Early childhood to primary education, Women and girls education
Problems affecting the well-being of communities, such as violence against women, early marriage, female genital cutting, and lack of education for girls and women, persist because communities and their leaders see themselves bound by social norms and powerless to effect change.
The social entrepreneur: Molly Melching moved to Senegal in 1974 as an exchange student, and stayed on to work in community development. She realized over time that development programs failed to achieve real transformation, and to last, because they were built around foreign concepts of development, rather than the communities’ own perceptions and wishes. She founded Tostan in 1991 to advance a community empowerment program built on respectful engagement of village members, work with traditional learning methods in local languages, and facilitating community ownership of the development process. By engaging communities in exciting, inspiring explorations of their human rights and their power to improve their own health and well being, Molly and Tostan have helped to bring about something once thought impossible: public declarations by thousands of villages of their intention to abandon the practice of female genital cutting.
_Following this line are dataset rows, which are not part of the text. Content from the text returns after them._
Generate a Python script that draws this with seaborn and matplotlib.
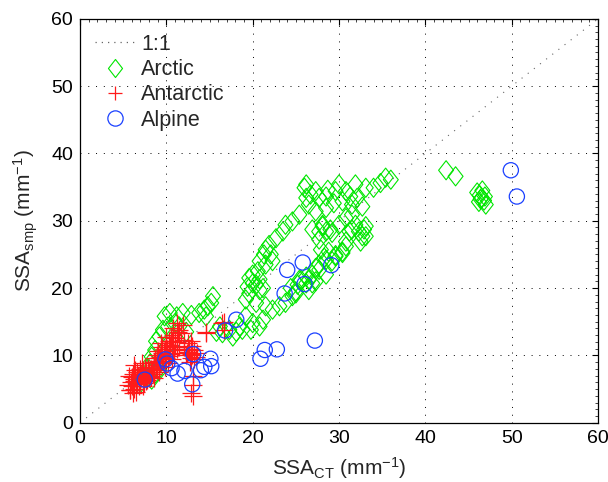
import numpy as np
import pandas as pd
import matplotlib
matplotlib.use("Agg")
import matplotlib.pyplot as plt
from matplotlib.path import Path
from matplotlib.lines import Line2D
import seaborn as sns

# ---------------- data ----------------
arctic_x = [35.4, 36.0, 34.8, 34.0, 33.1, 31.9, 30.0, 29.6, 30.8, 31.3, 32.1, 30.4, 29.4, 31.5,
            28.5, 27.7, 28.5, 27.3, 26.5, 26.2, 26.0, 26.2, 27.3, 28.7, 26.7,
            25.4, 24.6, 23.8, 23.5, 22.7, 21.9, 21.5, 21.3, 22.1, 22.3, 20.8, 21.5, 20.6, 20.0,
            19.6, 20.8, 19.4, 20.4, 21.2,
            28.1, 27.7, 28.5, 29.0, 30.0, 30.8, 31.5, 31.9, 31.2, 32.3, 32.9, 33.1, 32.5, 30.8,
            30.4, 29.6, 28.8, 28.3, 27.7, 27.3, 26.9, 26.5, 26.2, 25.6, 25.2, 25.0, 24.4, 27.3,
            28.5, 27.9, 29.2,
            32.7, 33.1, 32.7, 31.5, 30.8, 30.4, 29.2, 27.7, 26.9, 28.1,
            25.4, 26.5, 25.0, 26.9, 26.2, 27.7, 28.5, 29.6,
            19.6, 20.0, 19.2, 20.8, 20.4, 21.5, 22.3, 23.1, 23.8, 24.6, 19.2, 20.0, 20.8, 21.2,
            19.8, 17.7, 17.3, 16.2, 15.8, 16.5, 18.5, 18.8, 18.1,
            15.4, 15.2, 14.8, 14.4, 13.8, 12.9, 11.9, 11.2, 10.4, 9.8, 11.0, 10.2, 9.6, 9.2,
            8.8, 8.7, 8.3, 8.1, 7.9, 7.7, 7.0, 8.3, 8.7, 9.2, 11.5, 12.3, 14.6,
            42.4, 43.5, 46.0, 46.3, 46.5, 46.8, 46.2, 46.6, 47.0, 46.4, 46.9]
arctic_y = [36.4, 36.1, 35.6, 34.9, 34.9, 35.4, 35.4, 34.4, 34.4, 33.6, 33.4, 32.9, 32.6, 32.4,
            33.6, 33.4, 31.9, 31.4, 32.4, 33.4, 34.9, 35.4, 34.4, 34.6, 33.9,
            30.9, 29.9, 29.4, 28.4, 27.4, 26.4, 25.7, 25.0, 25.0, 24.0, 24.0, 23.5, 22.5, 22.0,
            21.5, 21.3, 20.2, 20.5, 20.0,
            29.4, 28.4, 28.4, 28.7, 29.4, 30.4, 30.9, 29.4, 28.4, 28.4, 28.7, 27.7, 26.9, 26.9,
            25.4, 24.9, 25.4, 24.5, 23.5, 23.0, 22.0, 21.2, 20.7, 21.2, 20.5, 19.5, 20.0, 21.0,
            22.0, 25.7, 24.0,
            32.1, 29.2, 27.7, 28.7, 26.2, 25.2, 28.2, 27.2, 28.7, 29.2,
            21.2, 19.7, 19.2, 20.7, 21.7, 22.7, 24.2, 24.7,
            19.2, 20.7, 18.3, 19.7, 17.8, 17.3, 16.8, 17.3, 17.8, 18.8, 15.8, 14.8, 14.3, 15.3,
            13.8, 12.8, 13.8, 14.3, 13.5, 13.3, 14.3, 13.8, 13.5,
            18.8, 17.8, 17.3, 16.8, 16.3, 16.0, 16.3, 15.8, 16.3, 15.8, 14.8, 14.3, 13.8, 12.8,
            12.1, 10.8, 9.8, 8.8, 8.1, 6.9, 5.9, 6.4, 7.3, 7.8, 14.3, 13.5, 15.8,
            37.5, 36.6, 34.2, 33.8, 33.4, 33.0, 32.8, 34.5, 32.4, 33.2, 33.6]

antarctic_x = [5.8, 6.0, 6.2, 6.4, 6.6, 6.8, 7.0, 7.2, 7.4, 7.6, 7.8, 8.0, 8.2, 6.3, 6.6, 7.0,
               7.3, 7.7, 8.0, 6.1, 6.9, 7.5, 6.5, 8.4,
               5.9, 6.2, 6.5, 6.7, 7.1, 7.3, 7.6, 7.9, 8.1, 6.4, 6.8, 7.4, 7.8, 8.3, 6.0, 7.1,
               6.6, 7.5, 6.9, 8.2, 5.6, 5.7, 8.6, 9.2, 6.3, 7.2,
               8.5, 8.8, 9.0, 9.3, 9.5, 9.8, 10.0, 10.3, 9.2, 9.6, 10.0, 10.4, 10.8, 11.0, 9.0,
               8.7, 10.2, 10.6, 11.2, 10.5, 9.4, 8.9,
               8.6, 9.1, 9.4, 9.7, 10.1, 10.4, 10.7, 11.0, 9.3, 9.9, 10.3, 10.9, 11.2, 8.9, 9.5,
               10.8, 11.3, 10.0, 9.8, 8.8,
               11.9, 11.7, 12.1, 11.5, 10.8, 11.2, 11.5,
               12.5, 12.8, 13.0, 13.2, 12.7, 12.3, 13.5, 12.5, 12.9,
               12.6, 13.0, 12.8, 13.4, 12.4, 13.2, 12.9, 12.1,
               13.1, 13.1, 12.9, 13.1, 5.8, 6.1,
               14.6, 16.5, 16.7, 14.6, 16.7]
antarctic_y = [4.8, 5.5, 6.2, 7.0, 7.5, 6.8, 6.0, 7.2, 6.5, 7.8, 7.0, 7.5, 8.0, 6.5, 5.8, 8.0,
               5.5, 6.2, 6.6, 7.3, 7.6, 8.3, 4.6, 7.2,
               6.0, 5.0, 6.0, 7.0, 6.6, 7.8, 7.4, 8.2, 7.0, 7.8, 5.4, 5.9, 6.4, 7.6, 6.8, 7.1,
               6.5, 7.0, 6.2, 6.8, 5.6, 7.0, 6.6, 7.6, 8.6, 8.8,
               8.0, 8.6, 9.2, 9.8, 10.4, 11.0, 11.6, 12.2, 8.4, 9.0, 9.6, 10.2, 10.8, 11.4, 10.6,
               9.6, 8.8, 9.4, 12.0, 12.8, 11.8, 7.8,
               9.0, 9.6, 10.0, 10.6, 11.0, 11.6, 12.2, 12.6, 8.8, 9.2, 9.9, 10.4, 11.0, 10.0, 11.3,
               13.0, 13.5, 12.8, 8.3, 8.2,
               14.5, 13.3, 12.3, 13.8, 14.0, 14.8, 11.3,
               10.5, 11.0, 10.0, 9.5, 9.0, 10.0, 10.3, 11.8, 12.2,
               10.8, 11.4, 9.6, 9.8, 10.4, 10.8, 10.2, 11.2,
               6.9, 5.6, 4.4, 3.9, 4.9, 4.4,
               13.3, 14.8, 13.8, 13.5, 15.0]

alpine_x = [49.9, 50.6, 24.0, 25.8, 29.1, 26.0, 23.7, 18.1, 16.8, 27.2, 22.8, 21.4, 20.9,
            15.1, 15.2, 14.4, 14.0, 13.1, 9.9, 10.1, 10.6, 11.3, 12.1, 13.0, 7.5]
alpine_y = [37.5, 33.6, 22.7, 23.8, 23.4, 20.6, 19.2, 15.3, 13.7, 12.2, 10.9, 10.8, 9.5,
            9.5, 8.4, 8.3, 7.8, 10.2, 9.4, 8.8, 8.1, 7.3, 7.7, 5.7, 6.4]

groups = ["Arctic", "Antarctic", "Alpine"]
one_to_one = [0, 60]
ticks = [0, 10, 20, 30, 40, 50, 60]

# ---------------- style ----------------
sns.set_style("white")
plt.rcParams["font.family"] = ["Liberation Sans", "DejaVu Sans"]
plt.rcParams["mathtext.fontset"] = "custom"
plt.rcParams["mathtext.rm"] = "Liberation Sans"
plt.rcParams["mathtext.it"] = "Liberation Sans:italic"
plt.rcParams["mathtext.bf"] = "Liberation Sans:bold"

green = "#00e600"
red = "#ff1a1a"
blue = "#1a40ff"

fig = plt.figure(figsize=(6.08, 4.82), dpi=100)
ax = fig.add_axes([0.1316, 0.123, 0.852, 0.838])

# 1:1 line
sns.lineplot(x=one_to_one, y=one_to_one, ax=ax, color="0.4", linestyle=(0, (1, 6)),
             linewidth=0.8, legend=False)

diamond = Path([(0, 1), (0.78, 0), (0, -1), (-0.78, 0), (0, 1)],
               [Path.MOVETO, Path.LINETO, Path.LINETO, Path.LINETO, Path.CLOSEPOLY])

df_a = pd.DataFrame({"x": arctic_x, "y": arctic_y})
df_b = pd.DataFrame({"x": antarctic_x, "y": antarctic_y})
df_c = pd.DataFrame({"x": alpine_x, "y": alpine_y})

sns.scatterplot(data=df_a, x="x", y="y", ax=ax, marker=diamond, s=190,
                color=green, facecolor="none", edgecolor=green, linewidth=0.8, legend=False)
sns.scatterplot(data=df_b, x="x", y="y", ax=ax, marker="+", s=150,
                color=red, linewidth=0.9, legend=False)
sns.scatterplot(data=df_c, x="x", y="y", ax=ax, marker="o", s=120,
                color=blue, facecolor="none", edgecolor=blue, linewidth=0.9, legend=False)

ax.set_xlim(0, 60)
ax.set_ylim(0, 60)
ax.set_xticks(ticks)
ax.set_yticks(ticks)
ax.set_xticks(np.arange(0, 61, 1), minor=True)
ax.set_yticks(np.arange(0, 61, 1), minor=True)
ax.tick_params(which="major", direction="in", length=4, width=0.8, top=True, right=True,
               labelsize=14, pad=5, colors="black")
ax.tick_params(which="minor", direction="in", length=2, width=0.6, top=True, right=True)
ax.grid(True, which="major", color="black", linestyle=(0, (1, 7)), linewidth=0.7)
for sp in ax.spines.values():
    sp.set_color("black")
    sp.set_linewidth(0.9)

ax.set_xlabel(r"SSA$_{\mathrm{CT}}$ (mm$^{-1}$)", fontsize=15, labelpad=6)
ax.set_ylabel(r"SSA$_{\mathrm{smp}}$ (mm$^{-1}$)", fontsize=15, labelpad=8)

handles = [
    Line2D([], [], color="0.4", linestyle=(0, (1, 4)), linewidth=0.9),
    Line2D([], [], linestyle="none", marker=diamond, markersize=13, markerfacecolor="none",
           markeredgecolor=green, markeredgewidth=0.8),
    Line2D([], [], linestyle="none", marker="+", markersize=10.5, color=red, markeredgewidth=0.9),
    Line2D([], [], linestyle="none", marker="o", markersize=11, markerfacecolor="none",
           markeredgecolor=blue, markeredgewidth=0.9),
]
ax.legend(handles, ["1:1"] + groups, loc="upper left", frameon=False, fontsize=15.5,
          handlelength=1.85, handletextpad=0.3, labelspacing=0.2, borderaxespad=0.3,
          bbox_to_anchor=(0.0, 1.0))

fig.savefig("out.png", dpi=100)
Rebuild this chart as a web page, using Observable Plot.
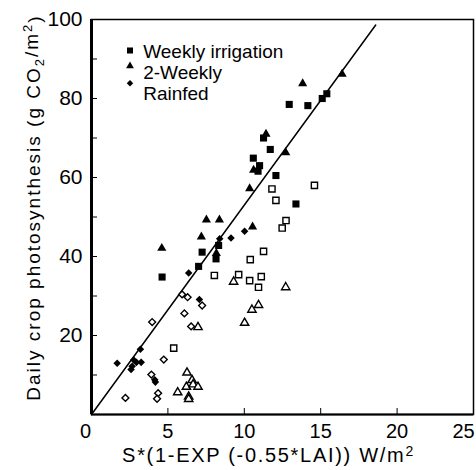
<!DOCTYPE html>
<html><head><meta charset="utf-8">
<script src="https://cdn.jsdelivr.net/npm/d3@7"></script>
<script src="https://cdn.jsdelivr.net/npm/@observablehq/plot@0.6"></script>
<style>
html,body{margin:0;padding:0;background:#fff;}
#chart svg{display:block;}
</style></head><body><div id="chart"></div>
<script>
// ---- data ----
const seriesNames = ["Weekly irrigation", "2-Weekly", "Rainfed"];
const seriesSymbols = ["square", "triangle", "diamond2"];

// filled symbols
const weeklyFilled = [[12.94,78.5],[14.16,78.2],[15.4,81.2],[15.1,80.0],[11.26,70.0],[11.7,67.1],[10.59,64.9],[11.0,63.0],[10.9,61.6],[12.07,60.5],[13.38,53.3],[8.32,42.8],[7.24,41.1],[8.15,39.4],[7.01,37.5],[4.62,34.8]];
const twoWeeklyFilled = [[13.82,84.1],[16.4,86.5],[11.42,71.3],[12.71,66.6],[10.61,62.2],[10.35,57.5],[7.52,49.6],[8.37,49.6],[10.54,47.8],[7.19,45.3],[4.6,42.4],[8.17,41.1]];
const rainfedFilled = [[10.02,46.4],[9.13,44.7],[8.39,44.5],[6.36,35.8],[7.06,29.1],[3.2,16.5],[1.68,13.0],[2.76,13.8],[2.94,13.2],[3.25,13.2],[2.66,12.2],[2.59,11.4],[4.14,8.8],[4.18,8.2]];
// open symbols
const weeklyOpen = [[11.81,57.1],[14.59,58.0],[12.07,54.2],[12.73,49.1],[12.48,47.2],[11.26,41.3],[10.39,39.2],[8.04,35.2],[9.63,35.4],[10.35,33.9],[11.11,34.9],[10.93,32.2],[5.38,16.8]];
const twoWeeklyOpen = [[9.3,33.9],[12.71,32.5],[10.93,28.0],[10.5,26.8],[10.02,23.5],[6.97,22.4],[6.25,10.9],[6.58,9.0],[6.21,7.3],[6.65,7.9],[6.97,7.3],[5.64,5.9],[6.36,4.8],[6.36,4.2]];
const rainfedOpen = [[5.93,30.4],[6.29,29.7],[7.24,27.6],[6.08,25.6],[3.97,23.4],[6.52,22.3],[4.73,13.9],[3.92,10.1],[4.36,5.4],[4.29,4.0],[2.22,4.2]];

// fitted line end points
const fitLineX = [0, 18.6];
const fitLineY = [0, 98.6];

// ticks
const xTicks = [5, 10, 15, 20];
const xFirstTick = [0];
const xLastTick = [25];
const yTickMarks = [10, 20, 30, 40, 50, 60, 70, 80, 90, 100];
const yTickLabels = [20, 40, 60, 80, 100];

const xLabelMain = "S*(1-EXP (-0.55*LAI)) W/m";
const yLabelMain = "Daily crop photosynthesis (g CO";

// ---- build ----
const toRows = arr => arr.map(([x, y]) => ({x, y}));
const fitLine = fitLineX.map((x, i) => ({x, y: fitLineY[i]}));
const font = "'Liberation Sans', Arial, Helvetica, sans-serif";

const filledSets = [weeklyFilled, twoWeeklyFilled, rainfedFilled];
const openSets = [weeklyOpen, twoWeeklyOpen, rainfedOpen];
const rFilled = {square: 4.0, triangle: 3.4, diamond2: 3.4};
const rOpen = {square: 3.5, triangle: 3.1, diamond2: 3.1};
const legendMarkDy = [31, 46.5, 63.7];
const legendTextDy = [24.9, 45.9, 67.4];

const marks = [
  Plot.frame({stroke: "#000", strokeWidth: 1.5}),
  Plot.ruleX([0], {stroke: "#000", strokeWidth: 3}),
  Plot.ruleY([0], {stroke: "#000", strokeWidth: 2.2}),
  Plot.axisX({ticks: [...xFirstTick, ...xTicks, ...xLastTick], tickSize: 6, dy: -6, tickFormat: () => "", label: null}),
  Plot.axisX({ticks: xTicks, tickSize: 0, tickPadding: 9, fontSize: 20, label: null}),
  Plot.axisX({ticks: xFirstTick, tickSize: 0, tickPadding: 9, dx: -6, fontSize: 20, label: null}),
  Plot.axisX({ticks: xLastTick, tickSize: 0, tickPadding: 9, dx: -10, fontSize: 20, label: null}),
  Plot.axisY({ticks: yTickMarks, tickSize: 6, dx: 6, tickFormat: () => "", label: null}),
  Plot.axisY({ticks: yTickLabels, tickSize: 0, tickPadding: 9, fontSize: 21, label: null}),
  Plot.line(fitLine, {x: "x", y: "y", stroke: "#000", strokeWidth: 1.5})
];
seriesSymbols.forEach((sym, i) => {
  const dyAdj = sym === "triangle" ? 1.2 : 0;
  marks.push(Plot.dot(toRows(openSets[i]), {x: "x", y: "y", symbol: sym, r: rOpen[sym], fill: "#fff", stroke: "#000", strokeWidth: 1.4, dy: dyAdj}));
  marks.push(Plot.dot(toRows(filledSets[i]), {x: "x", y: "y", symbol: sym, r: rFilled[sym], fill: "#000", stroke: "none", dy: dyAdj}));
  // legend
  marks.push(Plot.dot([seriesNames[i]], {frameAnchor: "top-left", dx: 38.5, dy: legendMarkDy[i], symbol: sym, r: rFilled[sym] * 0.85, fill: "#000", stroke: "none"}));
  marks.push(Plot.text([seriesNames[i]], {frameAnchor: "top-left", dx: 51.7, dy: legendTextDy[i], text: d => d, textAnchor: "start", fontSize: 19, fill: "#000"}));
});

const plot = Plot.plot({
  width: 476, height: 470,
  marginLeft: 91, marginRight: 3, marginTop: 19, marginBottom: 56,
  x: {domain: [0, 25]},
  y: {domain: [0, 100]},
  style: {fontFamily: font, background: "#fff", color: "#000"},
  marks
});

const svg = d3.select(plot);
// x axis label
const xl = svg.append("text")
  .attr("x", 268.5).attr("y", 462)
  .attr("text-anchor", "middle")
  .style("font-family", font).style("font-size", "20px").style("letter-spacing", "1.7px")
  .attr("fill", "#000");
xl.append("tspan").text(xLabelMain);
xl.append("tspan").attr("dy", "-0.45em").style("font-size", "14px").text("2");

// y axis label
const yl = svg.append("text")
  .attr("transform", "translate(40,207.5) rotate(-90)")
  .attr("text-anchor", "middle")
  .style("font-family", font).style("font-size", "19px").style("letter-spacing", "2px")
  .attr("fill", "#000");
yl.append("tspan").text(yLabelMain);
yl.append("tspan").attr("dy", "0.3em").style("font-size", "13px").text("2");
yl.append("tspan").attr("dy", "-0.3em").text("/m");
yl.append("tspan").attr("dy", "-0.45em").style("font-size", "13px").text("2");
yl.append("tspan").attr("dy", "0.45em").text(")");

document.getElementById("chart").appendChild(plot);
</script>
</body></html>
As of the date of the Skoll Award, Tostan had played a role in public declarations by more than 4,200 villages to abandon FGC, in Senegal, the Gambia, Guinea, Burkina Faso, and Somalia.
Impact since joining the portfolio in 2010:
- As of 2014, more than 200,000 community members have participated in Tostan Community Empowerment Programs.
- The number of communities renouncing FGC has grown to more than 7,000, representing more than 3 million inhabitants, in Djbouti, Guinea-Bissau, Mali, Mauritania, Senegal, Somalia, and The Gambia.